§ GOAL: Take the lines from the one bearing "Emit a Python" to the one bearing "2, 100, 1, 5]", inclusive, and reproduce them exactly; include no other line.

Lines of data:
* begin *

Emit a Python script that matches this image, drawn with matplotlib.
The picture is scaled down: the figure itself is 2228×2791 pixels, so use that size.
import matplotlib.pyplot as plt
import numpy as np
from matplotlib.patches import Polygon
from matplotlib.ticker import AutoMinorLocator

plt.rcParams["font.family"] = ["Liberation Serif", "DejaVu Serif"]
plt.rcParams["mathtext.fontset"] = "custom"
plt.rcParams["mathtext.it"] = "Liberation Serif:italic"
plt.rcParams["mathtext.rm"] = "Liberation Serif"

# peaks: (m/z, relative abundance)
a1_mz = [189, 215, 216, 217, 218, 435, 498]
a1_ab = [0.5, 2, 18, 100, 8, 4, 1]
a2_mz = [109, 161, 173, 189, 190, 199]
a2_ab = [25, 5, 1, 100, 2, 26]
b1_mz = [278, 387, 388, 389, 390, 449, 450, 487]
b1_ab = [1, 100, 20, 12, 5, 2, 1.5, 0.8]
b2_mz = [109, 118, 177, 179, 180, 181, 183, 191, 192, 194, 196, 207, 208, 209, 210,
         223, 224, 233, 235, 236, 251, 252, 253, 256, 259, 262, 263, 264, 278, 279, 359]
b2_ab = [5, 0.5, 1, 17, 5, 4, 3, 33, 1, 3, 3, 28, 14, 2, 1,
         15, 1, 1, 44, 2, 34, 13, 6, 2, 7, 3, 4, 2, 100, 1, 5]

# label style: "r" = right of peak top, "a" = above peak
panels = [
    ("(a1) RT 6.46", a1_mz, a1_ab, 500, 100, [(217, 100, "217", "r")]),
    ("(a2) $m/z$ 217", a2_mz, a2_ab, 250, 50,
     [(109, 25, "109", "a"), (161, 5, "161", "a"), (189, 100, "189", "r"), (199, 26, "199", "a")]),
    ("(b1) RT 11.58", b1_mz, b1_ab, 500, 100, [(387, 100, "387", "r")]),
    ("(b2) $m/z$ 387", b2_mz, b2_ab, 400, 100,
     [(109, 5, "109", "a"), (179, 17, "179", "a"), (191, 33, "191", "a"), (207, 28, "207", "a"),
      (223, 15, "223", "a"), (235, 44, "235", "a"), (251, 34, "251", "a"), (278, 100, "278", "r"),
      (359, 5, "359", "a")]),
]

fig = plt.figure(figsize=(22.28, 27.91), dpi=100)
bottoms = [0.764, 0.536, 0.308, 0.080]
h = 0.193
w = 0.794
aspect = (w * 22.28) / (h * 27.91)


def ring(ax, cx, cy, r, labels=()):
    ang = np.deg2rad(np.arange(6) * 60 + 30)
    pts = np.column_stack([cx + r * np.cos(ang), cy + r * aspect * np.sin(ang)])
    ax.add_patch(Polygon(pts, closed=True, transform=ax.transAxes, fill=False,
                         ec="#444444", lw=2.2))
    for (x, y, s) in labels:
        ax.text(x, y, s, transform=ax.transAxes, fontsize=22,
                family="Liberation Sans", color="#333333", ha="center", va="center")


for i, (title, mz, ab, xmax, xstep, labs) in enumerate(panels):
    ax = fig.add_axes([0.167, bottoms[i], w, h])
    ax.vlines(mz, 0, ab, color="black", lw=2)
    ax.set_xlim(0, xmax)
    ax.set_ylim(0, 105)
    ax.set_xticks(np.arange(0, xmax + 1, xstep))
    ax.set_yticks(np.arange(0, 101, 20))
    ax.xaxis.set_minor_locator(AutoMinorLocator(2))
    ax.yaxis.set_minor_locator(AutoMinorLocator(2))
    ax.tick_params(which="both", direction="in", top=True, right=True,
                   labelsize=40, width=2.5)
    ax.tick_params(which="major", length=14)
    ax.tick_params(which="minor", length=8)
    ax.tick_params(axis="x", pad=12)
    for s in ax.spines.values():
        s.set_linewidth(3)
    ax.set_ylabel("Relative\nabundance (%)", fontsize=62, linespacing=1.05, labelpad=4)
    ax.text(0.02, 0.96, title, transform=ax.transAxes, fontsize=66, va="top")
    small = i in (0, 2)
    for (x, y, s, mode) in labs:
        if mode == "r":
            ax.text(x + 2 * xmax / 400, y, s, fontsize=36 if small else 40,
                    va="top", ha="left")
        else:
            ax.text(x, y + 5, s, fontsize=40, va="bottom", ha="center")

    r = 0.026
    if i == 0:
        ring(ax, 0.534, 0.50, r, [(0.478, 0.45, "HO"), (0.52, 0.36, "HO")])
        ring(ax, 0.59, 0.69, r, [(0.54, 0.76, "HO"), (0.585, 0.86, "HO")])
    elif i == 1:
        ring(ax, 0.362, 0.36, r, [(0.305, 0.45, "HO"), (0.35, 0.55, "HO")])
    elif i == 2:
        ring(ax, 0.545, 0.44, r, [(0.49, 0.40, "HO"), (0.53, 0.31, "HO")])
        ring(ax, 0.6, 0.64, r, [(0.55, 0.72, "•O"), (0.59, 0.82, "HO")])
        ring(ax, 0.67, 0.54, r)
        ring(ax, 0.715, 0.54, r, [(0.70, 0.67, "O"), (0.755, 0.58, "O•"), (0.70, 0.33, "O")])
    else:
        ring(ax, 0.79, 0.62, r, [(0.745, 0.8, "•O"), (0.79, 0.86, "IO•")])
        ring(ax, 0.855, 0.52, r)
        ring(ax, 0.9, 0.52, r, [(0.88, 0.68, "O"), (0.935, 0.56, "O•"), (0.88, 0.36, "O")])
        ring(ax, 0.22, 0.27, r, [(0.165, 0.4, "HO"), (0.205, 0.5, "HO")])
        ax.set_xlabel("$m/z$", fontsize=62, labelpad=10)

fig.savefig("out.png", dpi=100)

* end *
* begin *

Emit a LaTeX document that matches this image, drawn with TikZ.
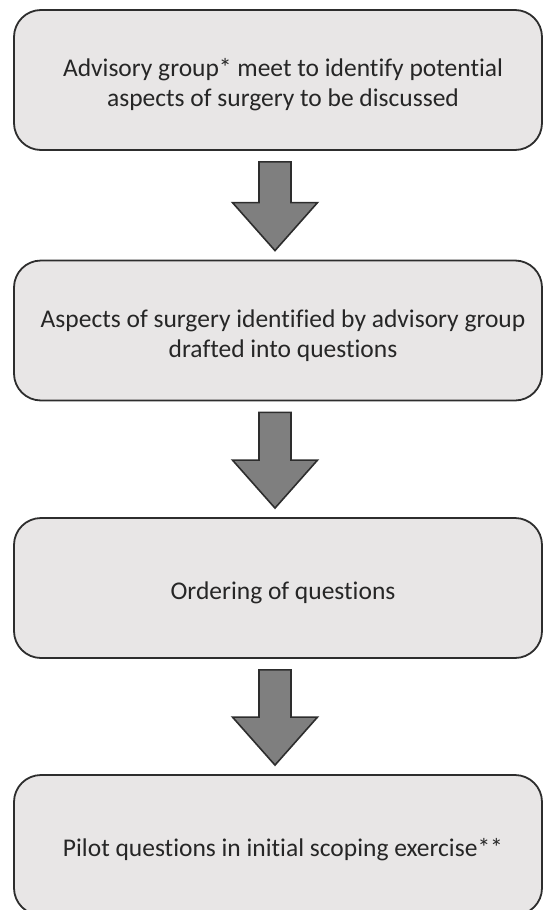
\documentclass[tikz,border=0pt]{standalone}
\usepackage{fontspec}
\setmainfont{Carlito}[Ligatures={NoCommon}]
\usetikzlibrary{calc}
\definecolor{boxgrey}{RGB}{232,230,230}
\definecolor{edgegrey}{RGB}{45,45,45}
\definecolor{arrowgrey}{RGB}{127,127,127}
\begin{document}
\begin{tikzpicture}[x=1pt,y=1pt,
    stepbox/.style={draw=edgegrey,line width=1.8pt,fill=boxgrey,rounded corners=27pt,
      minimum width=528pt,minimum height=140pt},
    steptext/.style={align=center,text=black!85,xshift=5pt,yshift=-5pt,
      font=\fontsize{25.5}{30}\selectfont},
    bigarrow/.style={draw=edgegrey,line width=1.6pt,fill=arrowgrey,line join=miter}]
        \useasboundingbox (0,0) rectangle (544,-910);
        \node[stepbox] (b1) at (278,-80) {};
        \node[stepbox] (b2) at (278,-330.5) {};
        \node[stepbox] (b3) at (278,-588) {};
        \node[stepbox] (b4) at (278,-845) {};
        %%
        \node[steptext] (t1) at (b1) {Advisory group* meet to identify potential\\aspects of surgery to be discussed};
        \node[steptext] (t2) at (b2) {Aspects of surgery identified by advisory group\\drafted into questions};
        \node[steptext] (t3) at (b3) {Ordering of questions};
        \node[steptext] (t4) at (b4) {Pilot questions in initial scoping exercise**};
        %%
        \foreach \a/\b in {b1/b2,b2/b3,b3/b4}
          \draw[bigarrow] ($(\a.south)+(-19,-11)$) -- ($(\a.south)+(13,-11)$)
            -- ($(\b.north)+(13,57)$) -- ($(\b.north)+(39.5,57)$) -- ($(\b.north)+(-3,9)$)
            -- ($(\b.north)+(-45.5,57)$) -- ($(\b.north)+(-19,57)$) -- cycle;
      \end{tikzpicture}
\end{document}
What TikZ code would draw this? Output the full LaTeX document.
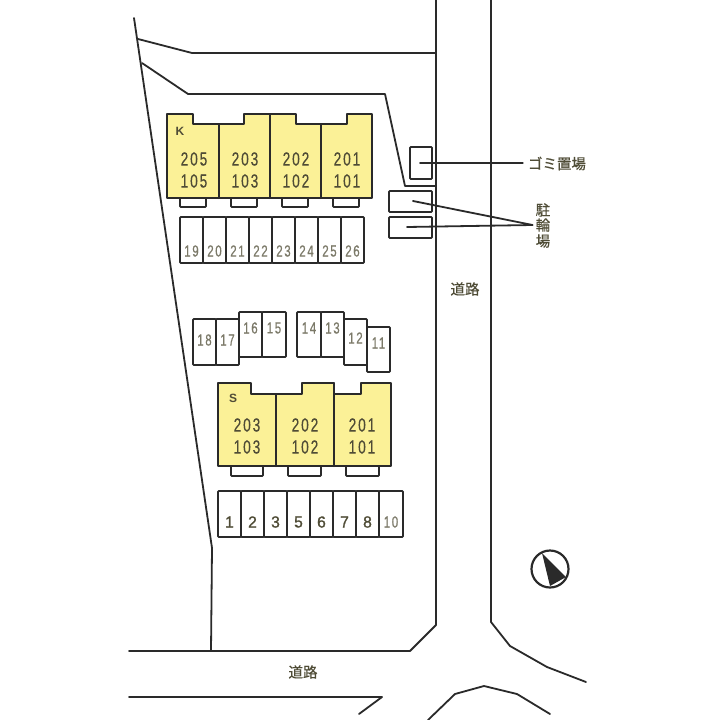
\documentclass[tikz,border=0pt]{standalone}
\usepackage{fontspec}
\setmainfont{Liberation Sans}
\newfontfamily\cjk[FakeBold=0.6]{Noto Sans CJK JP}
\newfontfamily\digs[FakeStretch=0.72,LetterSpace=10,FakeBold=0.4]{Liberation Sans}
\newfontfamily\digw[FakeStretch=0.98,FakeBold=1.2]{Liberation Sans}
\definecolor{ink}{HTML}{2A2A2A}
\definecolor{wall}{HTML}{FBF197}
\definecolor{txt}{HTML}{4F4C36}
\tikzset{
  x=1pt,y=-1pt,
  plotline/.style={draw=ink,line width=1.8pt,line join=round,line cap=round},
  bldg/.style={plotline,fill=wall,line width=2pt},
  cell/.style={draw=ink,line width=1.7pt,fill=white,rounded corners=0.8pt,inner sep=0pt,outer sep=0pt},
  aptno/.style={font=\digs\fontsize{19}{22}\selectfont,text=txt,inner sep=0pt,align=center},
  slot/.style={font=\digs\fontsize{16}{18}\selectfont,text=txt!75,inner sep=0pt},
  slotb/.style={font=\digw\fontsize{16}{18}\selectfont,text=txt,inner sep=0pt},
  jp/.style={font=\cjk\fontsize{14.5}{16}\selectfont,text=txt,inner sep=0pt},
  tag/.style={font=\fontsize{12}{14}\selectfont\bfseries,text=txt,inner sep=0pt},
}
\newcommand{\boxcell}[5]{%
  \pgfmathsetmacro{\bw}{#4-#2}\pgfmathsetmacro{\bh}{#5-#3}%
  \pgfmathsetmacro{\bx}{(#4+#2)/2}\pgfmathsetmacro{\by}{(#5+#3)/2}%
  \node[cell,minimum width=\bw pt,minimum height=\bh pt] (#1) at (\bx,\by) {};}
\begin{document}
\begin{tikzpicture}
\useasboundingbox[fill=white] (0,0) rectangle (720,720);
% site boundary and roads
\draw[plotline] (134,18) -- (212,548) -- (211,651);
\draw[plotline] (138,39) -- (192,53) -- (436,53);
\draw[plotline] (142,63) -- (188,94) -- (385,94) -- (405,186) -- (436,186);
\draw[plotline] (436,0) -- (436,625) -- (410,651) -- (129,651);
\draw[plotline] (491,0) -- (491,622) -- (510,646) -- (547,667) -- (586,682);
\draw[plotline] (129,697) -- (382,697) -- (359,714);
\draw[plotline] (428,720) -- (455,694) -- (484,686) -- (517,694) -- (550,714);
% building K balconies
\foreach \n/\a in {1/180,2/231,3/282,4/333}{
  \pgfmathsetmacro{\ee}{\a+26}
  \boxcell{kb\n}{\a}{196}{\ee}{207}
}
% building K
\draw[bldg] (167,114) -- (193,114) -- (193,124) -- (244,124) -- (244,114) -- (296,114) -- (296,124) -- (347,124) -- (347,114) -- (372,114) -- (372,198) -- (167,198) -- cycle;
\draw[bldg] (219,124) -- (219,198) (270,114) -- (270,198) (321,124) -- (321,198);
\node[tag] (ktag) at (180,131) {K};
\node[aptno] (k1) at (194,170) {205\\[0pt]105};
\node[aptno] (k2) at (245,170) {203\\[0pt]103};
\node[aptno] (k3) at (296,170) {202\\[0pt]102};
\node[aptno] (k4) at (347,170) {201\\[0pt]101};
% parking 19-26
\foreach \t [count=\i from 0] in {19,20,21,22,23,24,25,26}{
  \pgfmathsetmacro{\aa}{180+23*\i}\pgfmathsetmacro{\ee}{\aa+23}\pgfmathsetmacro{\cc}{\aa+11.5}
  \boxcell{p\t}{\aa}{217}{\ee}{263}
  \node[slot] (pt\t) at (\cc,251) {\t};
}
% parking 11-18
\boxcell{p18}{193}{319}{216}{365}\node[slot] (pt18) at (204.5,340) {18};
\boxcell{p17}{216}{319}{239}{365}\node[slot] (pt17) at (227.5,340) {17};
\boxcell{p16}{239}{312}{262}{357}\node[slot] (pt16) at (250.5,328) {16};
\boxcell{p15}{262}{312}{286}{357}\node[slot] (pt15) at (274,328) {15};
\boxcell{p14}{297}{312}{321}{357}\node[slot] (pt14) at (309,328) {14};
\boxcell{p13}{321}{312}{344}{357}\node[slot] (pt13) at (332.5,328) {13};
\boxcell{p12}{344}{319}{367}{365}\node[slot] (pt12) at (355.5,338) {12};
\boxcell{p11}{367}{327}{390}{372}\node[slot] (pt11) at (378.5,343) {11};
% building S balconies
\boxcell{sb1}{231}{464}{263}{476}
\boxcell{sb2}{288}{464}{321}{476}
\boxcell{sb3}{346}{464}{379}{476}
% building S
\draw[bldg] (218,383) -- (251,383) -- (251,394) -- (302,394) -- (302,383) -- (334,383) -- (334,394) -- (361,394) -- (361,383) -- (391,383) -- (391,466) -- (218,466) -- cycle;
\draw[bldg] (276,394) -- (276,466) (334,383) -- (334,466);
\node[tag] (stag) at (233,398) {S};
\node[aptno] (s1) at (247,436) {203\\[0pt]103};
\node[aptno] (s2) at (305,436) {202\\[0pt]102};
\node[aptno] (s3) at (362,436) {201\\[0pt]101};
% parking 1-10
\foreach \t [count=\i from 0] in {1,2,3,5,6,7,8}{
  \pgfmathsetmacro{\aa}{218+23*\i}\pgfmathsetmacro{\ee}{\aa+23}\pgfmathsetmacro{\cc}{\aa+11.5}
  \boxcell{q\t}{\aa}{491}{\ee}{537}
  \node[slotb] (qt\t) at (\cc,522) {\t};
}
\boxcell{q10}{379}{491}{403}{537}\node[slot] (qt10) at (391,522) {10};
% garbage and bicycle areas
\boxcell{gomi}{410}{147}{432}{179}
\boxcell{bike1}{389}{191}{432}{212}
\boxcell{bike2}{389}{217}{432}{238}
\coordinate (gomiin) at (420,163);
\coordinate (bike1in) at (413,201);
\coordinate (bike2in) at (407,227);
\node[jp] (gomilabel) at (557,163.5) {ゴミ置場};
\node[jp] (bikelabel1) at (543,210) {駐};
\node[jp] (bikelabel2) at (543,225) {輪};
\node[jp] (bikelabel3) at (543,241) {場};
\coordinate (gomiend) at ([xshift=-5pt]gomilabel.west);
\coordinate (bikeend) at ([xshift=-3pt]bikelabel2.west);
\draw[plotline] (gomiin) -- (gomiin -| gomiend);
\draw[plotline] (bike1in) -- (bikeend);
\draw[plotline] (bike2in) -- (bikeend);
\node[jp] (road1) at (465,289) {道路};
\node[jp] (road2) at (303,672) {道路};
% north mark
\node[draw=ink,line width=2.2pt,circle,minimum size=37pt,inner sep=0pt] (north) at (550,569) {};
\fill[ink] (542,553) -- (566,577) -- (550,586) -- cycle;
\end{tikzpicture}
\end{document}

* end *
* begin *

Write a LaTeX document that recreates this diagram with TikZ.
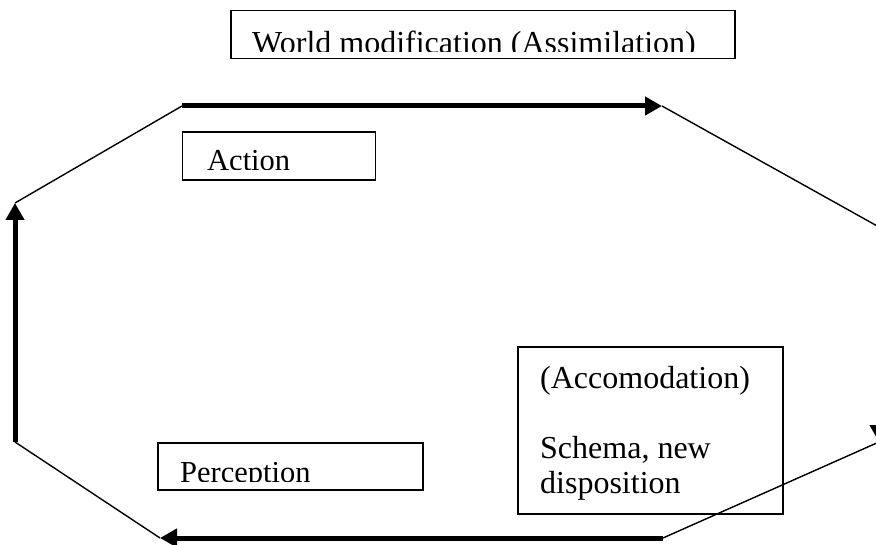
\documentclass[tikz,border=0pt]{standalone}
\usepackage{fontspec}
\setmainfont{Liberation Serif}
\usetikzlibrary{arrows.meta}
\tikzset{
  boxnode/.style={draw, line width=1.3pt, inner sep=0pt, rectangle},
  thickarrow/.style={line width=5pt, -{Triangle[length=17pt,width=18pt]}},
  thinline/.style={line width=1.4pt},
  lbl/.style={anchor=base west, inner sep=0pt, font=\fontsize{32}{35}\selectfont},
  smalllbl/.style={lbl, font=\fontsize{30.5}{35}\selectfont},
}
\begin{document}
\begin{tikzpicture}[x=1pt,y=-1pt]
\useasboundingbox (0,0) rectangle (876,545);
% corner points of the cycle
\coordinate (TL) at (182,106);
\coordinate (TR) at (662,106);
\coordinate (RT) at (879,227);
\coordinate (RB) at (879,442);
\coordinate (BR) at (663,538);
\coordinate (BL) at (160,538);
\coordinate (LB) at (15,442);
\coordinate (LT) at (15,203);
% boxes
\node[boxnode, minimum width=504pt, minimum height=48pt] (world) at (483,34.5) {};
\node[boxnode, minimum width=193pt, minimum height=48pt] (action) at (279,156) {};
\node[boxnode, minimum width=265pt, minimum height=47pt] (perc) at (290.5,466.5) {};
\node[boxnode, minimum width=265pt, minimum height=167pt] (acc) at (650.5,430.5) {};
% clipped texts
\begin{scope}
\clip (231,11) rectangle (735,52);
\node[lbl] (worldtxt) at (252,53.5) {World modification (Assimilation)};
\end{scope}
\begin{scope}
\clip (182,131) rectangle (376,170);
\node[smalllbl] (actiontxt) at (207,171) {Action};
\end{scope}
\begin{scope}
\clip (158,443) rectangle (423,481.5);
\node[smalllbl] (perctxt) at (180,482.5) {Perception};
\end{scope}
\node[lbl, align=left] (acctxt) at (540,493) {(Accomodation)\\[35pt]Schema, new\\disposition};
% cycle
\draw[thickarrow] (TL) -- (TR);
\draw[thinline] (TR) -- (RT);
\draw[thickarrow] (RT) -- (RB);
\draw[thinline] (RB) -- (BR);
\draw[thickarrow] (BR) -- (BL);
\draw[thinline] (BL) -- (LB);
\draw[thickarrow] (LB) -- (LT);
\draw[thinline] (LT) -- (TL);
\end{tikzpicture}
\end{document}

* end *

§ ANSWER TO THE TASK:
Emit a Python script that matches this image, drawn with matplotlib.
The picture is scaled down: the figure itself is 2228×2791 pixels, so use that size.
import matplotlib.pyplot as plt
import numpy as np
from matplotlib.patches import Polygon
from matplotlib.ticker import AutoMinorLocator

plt.rcParams["font.family"] = ["Liberation Serif", "DejaVu Serif"]
plt.rcParams["mathtext.fontset"] = "custom"
plt.rcParams["mathtext.it"] = "Liberation Serif:italic"
plt.rcParams["mathtext.rm"] = "Liberation Serif"

# peaks: (m/z, relative abundance)
a1_mz = [189, 215, 216, 217, 218, 435, 498]
a1_ab = [0.5, 2, 18, 100, 8, 4, 1]
a2_mz = [109, 161, 173, 189, 190, 199]
a2_ab = [25, 5, 1, 100, 2, 26]
b1_mz = [278, 387, 388, 389, 390, 449, 450, 487]
b1_ab = [1, 100, 20, 12, 5, 2, 1.5, 0.8]
b2_mz = [109, 118, 177, 179, 180, 181, 183, 191, 192, 194, 196, 207, 208, 209, 210,
         223, 224, 233, 235, 236, 251, 252, 253, 256, 259, 262, 263, 264, 278, 279, 359]
b2_ab = [5, 0.5, 1, 17, 5, 4, 3, 33, 1, 3, 3, 28, 14, 2, 1,
         15, 1, 1, 44, 2, 34, 13, 6, 2, 7, 3, 4, 2, 100, 1, 5]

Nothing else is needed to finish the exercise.